I love all of those things, too. Every chance I get to spend with him, each little piece of him I unlock, all the new things I learn, they’re some of my favorite parts of the day.
“You never stopped to consider what I want. What I’m willing to fight for.”
“I don’t want you to have to fight for me.”
Matty rolls his eyes. “I don’t have to. I want to.” Something in him loosens, and he drops his head to my chest. “You’ve never had to meet that side of me. The one who claws his way through pain and heartache to get what he needs. But that’s such a huge part of who I am.”
He sighs softly, and with the music and my heartbeat in his ear, I don’t dare try to speak.
“I think it’s time you meet him.
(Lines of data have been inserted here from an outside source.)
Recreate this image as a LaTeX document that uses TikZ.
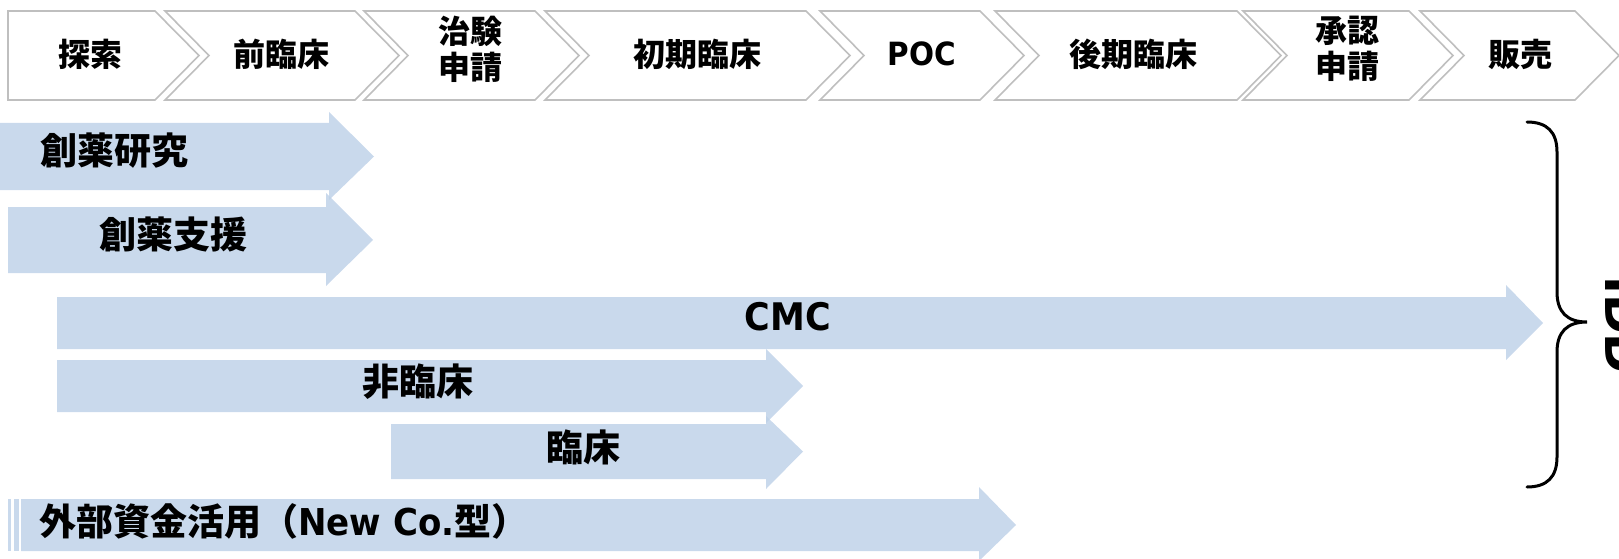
\documentclass[tikz,border=0pt]{standalone}
\usepackage{fontspec}
\newfontfamily\jp{Noto Sans CJK JP}
\newfontfamily\lat{DejaVu Sans}[FakeStretch=0.92]
\newfontfamily\latw{DejaVu Sans}
\definecolor{chevgray}{HTML}{BFBFBF}
\definecolor{arrowblue}{HTML}{BCD0E7}
\newcommand\chevron[2]{\draw[chev] (#1,11) -- (#2,11) -- ({#2+44},55.5) -- (#2,100) -- (#1,100) -- ({#1+44},55.5) -- cycle;}
\newcommand\blkarrow[8]{\fill[blk] (#1,#4) -- (#2,#4) -- (#2,#6) -- (#3,{(#4+#5)/2}) -- (#2,#7) -- (#2,#5) -- (#1,#5) -- cycle;}
\begin{document}
\begin{tikzpicture}[x=1pt,y=-1pt,
  chev/.style={draw=chevgray, line width=1.6pt, fill=white, line join=miter},
  blk/.style={fill=arrowblue, fill opacity=0.8},
  ctext/.style={font=\jp\bfseries\fontsize{32}{36}\selectfont, align=center, inner sep=0pt},
  atext/.style={font=\jp\bfseries\fontsize{37}{40}\selectfont, inner sep=0pt},
  ltext/.style={font=\lat\bfseries\fontsize{38}{40}\selectfont, inner sep=0pt},
]
\useasboundingbox (0,0) rectangle (1619,559);
\clip (0,0) rectangle (1619,559);
% phase chevrons
\draw[chev] (8,11) -- (155,11) -- (199,55.5) -- (155,100) -- (8,100) -- cycle;
\chevron{165}{355}
\chevron{364}{535}
\chevron{545}{806}
\chevron{820}{980}
\chevron{995}{1237}
\chevron{1243}{1409}
\chevron{1420}{1575}
\node[ctext] (p1) at (90,54) {探索};
\node[ctext] (p2) at (281,54) {前臨床};
\node[ctext] (p3) at (470,49) {治験\\申請};
\node[ctext] (p4) at (697,54) {初期臨床};
\node[ctext, font=\lat\bfseries\fontsize{32}{34}\selectfont] (p5) at (922,54) {POC};
\node[ctext] (p6) at (1133,54) {後期臨床};
\node[ctext] (p7) at (1347,49) {承認\\申請};
\node[ctext] (p8) at (1520,54) {販売};
% block arrows: x0, shaft end, tip, ytop, ybot, headtop, headbot
\blkarrow{-2}{329}{374}{123}{190}{112}{200}{}
\blkarrow{8}{326}{373}{207}{273}{193}{286}{}
\blkarrow{57}{1506}{1543}{297}{349}{285}{360}{}
\blkarrow{57}{766}{803}{360}{412}{349}{423}{}
\blkarrow{391}{766}{803}{424}{479}{416}{489}{}
\blkarrow{21}{979}{1016}{499}{551}{487}{561}{}
\fill[blk] (8,499) rectangle (11,551);
\fill[blk] (13.5,499) rectangle (18.5,551);
\node[atext] (a1) at (114,151) {創薬研究};
\node[atext] (a2) at (173,234) {創薬支援};
\node[ltext] (a3) at (788,317) {CMC};
\node[atext] (a4) at (418,382) {非臨床};
\node[atext] (a5) at (583,447) {臨床};
\node[atext, anchor=west] (a6) at (39,521) {外部資金活用（{\lat New Co.}型）};
% brace
\draw[line width=3pt, line cap=round] (1527,122) .. controls (1547,122) and (1557,132) .. (1557,152) -- (1557,292) .. controls (1557,312) and (1567,322) .. (1587,322) .. controls (1567,322) and (1557,332) .. (1557,352) -- (1557,457) .. controls (1557,477) and (1547,487) .. (1527,487);
\node[inner sep=0pt, font=\latw\bfseries\fontsize{48}{50}\selectfont, rotate=-90, anchor=base west] (idd) at (1605,276) {IDD};
\end{tikzpicture}
\end{document}
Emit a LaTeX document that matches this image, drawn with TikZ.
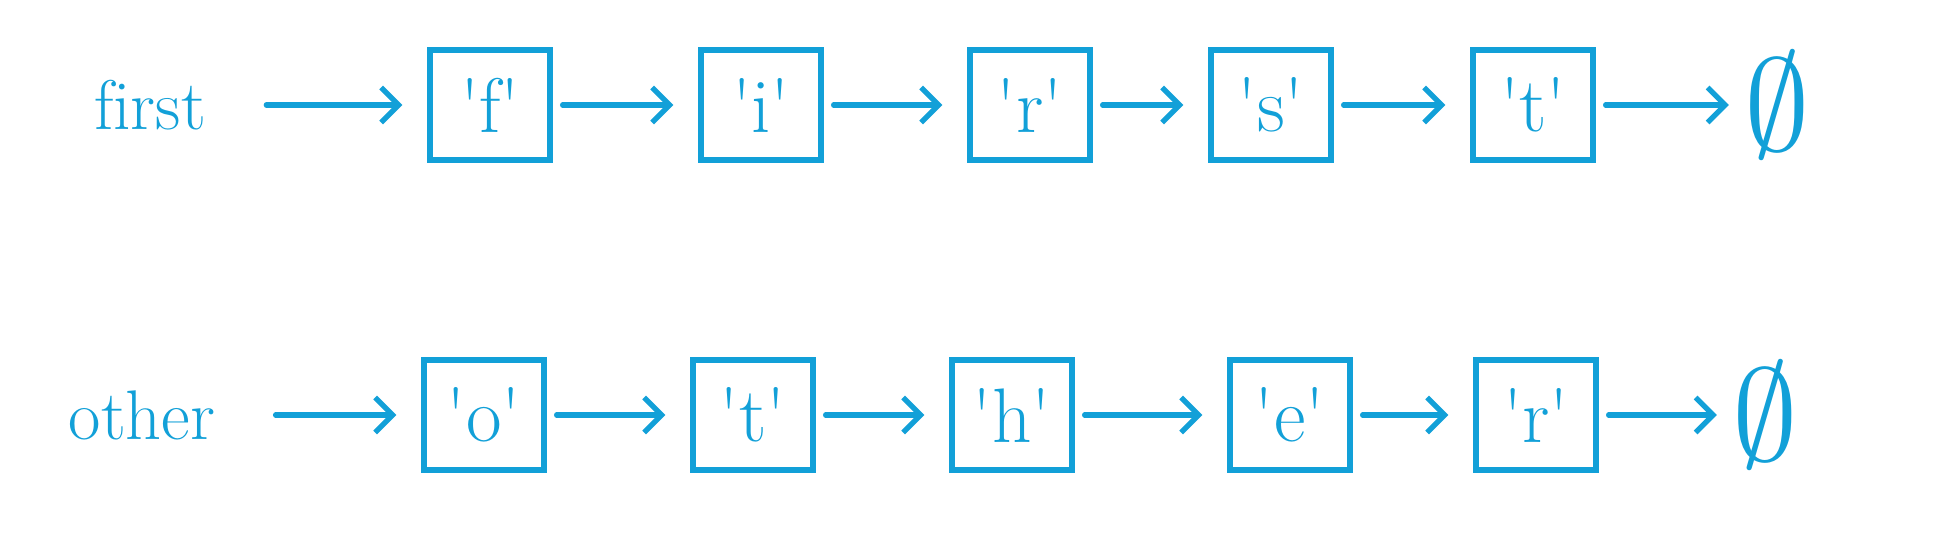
\documentclass[tikz,border=0pt]{standalone}
\usetikzlibrary{arrows.meta}
\definecolor{inkblue}{RGB}{18,160,216}
\begin{document}
\begin{tikzpicture}[x=0.02cm,y=-0.02cm]
		\tikzstyle{every node}+=[inner sep=0pt, text=inkblue]
		\tikzstyle{cell}=[draw=inkblue, line width=3pt, minimum width=2.4cm, minimum height=2.2cm, font=\fontsize{44}{50}\selectfont]
		\tikzstyle{word}=[font=\fontsize{40}{46}\selectfont]
		\tikzstyle{nil}=[minimum width=1.2cm, font=\fontsize{34}{40}\selectfont]
		\tikzstyle{link}=[draw=inkblue, line width=3pt, line cap=round, shorten >=0.5cm, shorten <=0.2cm, -{Straight Barb[length=3.5mm,width=7mm]}]
		\useasboundingbox (0,0) rectangle (1935,552);
		% first row
		\node [word] (first) at (150,105) {f\kern0pt irst};
		\node [cell] (f) at (490,105) {\textquotesingle f\textquotesingle};
		\node [cell] (i) at (761,105) {\textquotesingle i\textquotesingle};
		\node [cell] (r1) at (1030,105) {\textquotesingle r\textquotesingle};
		\node [cell] (s) at (1271,105) {\textquotesingle s\textquotesingle};
		\node [cell] (t1) at (1533,105) {\textquotesingle t\textquotesingle};
		\node [nil] (nil1) at (1777,105) {\scalebox{3}{$\emptyset$}};
		\draw [link, shorten <=1.2cm] (first.east) -- (f.west);
		\draw [link] (f.east) -- (i.west);
		\draw [link] (i.east) -- (r1.west);
		\draw [link] (r1.east) -- (s.west);
		\draw [link] (s.east) -- (t1.west);
		\draw [link, shorten >=0.3cm] (t1.east) -- (nil1.west);
		% second row
		\node [word] (other) at (142,415) {other};
		\node [cell] (o) at (484,415) {\textquotesingle o\textquotesingle};
		\node [cell] (t2) at (753,415) {\textquotesingle t\textquotesingle};
		\node [cell] (h) at (1012,415) {\textquotesingle h\textquotesingle};
		\node [cell] (e) at (1290,415) {\textquotesingle e\textquotesingle};
		\node [cell] (r2) at (1536,415) {\textquotesingle r\textquotesingle};
		\node [nil] (nil2) at (1765,415) {\scalebox{3}{$\emptyset$}};
		\draw [link, shorten <=1.2cm] (other.east) -- (o.west);
		\draw [link] (o.east) -- (t2.west);
		\draw [link] (t2.east) -- (h.west);
		\draw [link] (h.east) -- (e.west);
		\draw [link] (e.east) -- (r2.west);
		\draw [link, shorten >=0.3cm] (r2.east) -- (nil2.west);
\end{tikzpicture}
\end{document}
Because as long as you’re afraid, he’s going to be needed.”
“You make me sound like I’m the obstacle,” I mutter to myself, but Matty looks up with a cheeky grin.
“You are.” He leans up to steal a kiss, and as the song fades into another, he pulls himself out of my arms. “I love you anyway.”
I want to reach for him again, but I don’t. I take him in from the proud tilt of his chin, his squared shoulders with the braid laid across, hands in his pockets, back to the determination gleaming in his gaze.
“What do you want?” I ask him, feeling that I already know the answer.
“Silly, silly Elias.” His smile is so heartfelt and so breathtaking that I almost miss the words that come next.
“I want to fight and fumble and figure out exactly how we can fit together. I want us to learn what life can be like with the three of us. Yes, I’m stepping into your dynamic with Cal, but I’m also creating one with you, with him, all of us.
I’m not the only one who will need to adjust. But I think we can do it. I hope we can.”
Matty lets out a shuttering breath and forces his stance straighter. “I don’t want time to figure myself out; I want to figure it out with you.”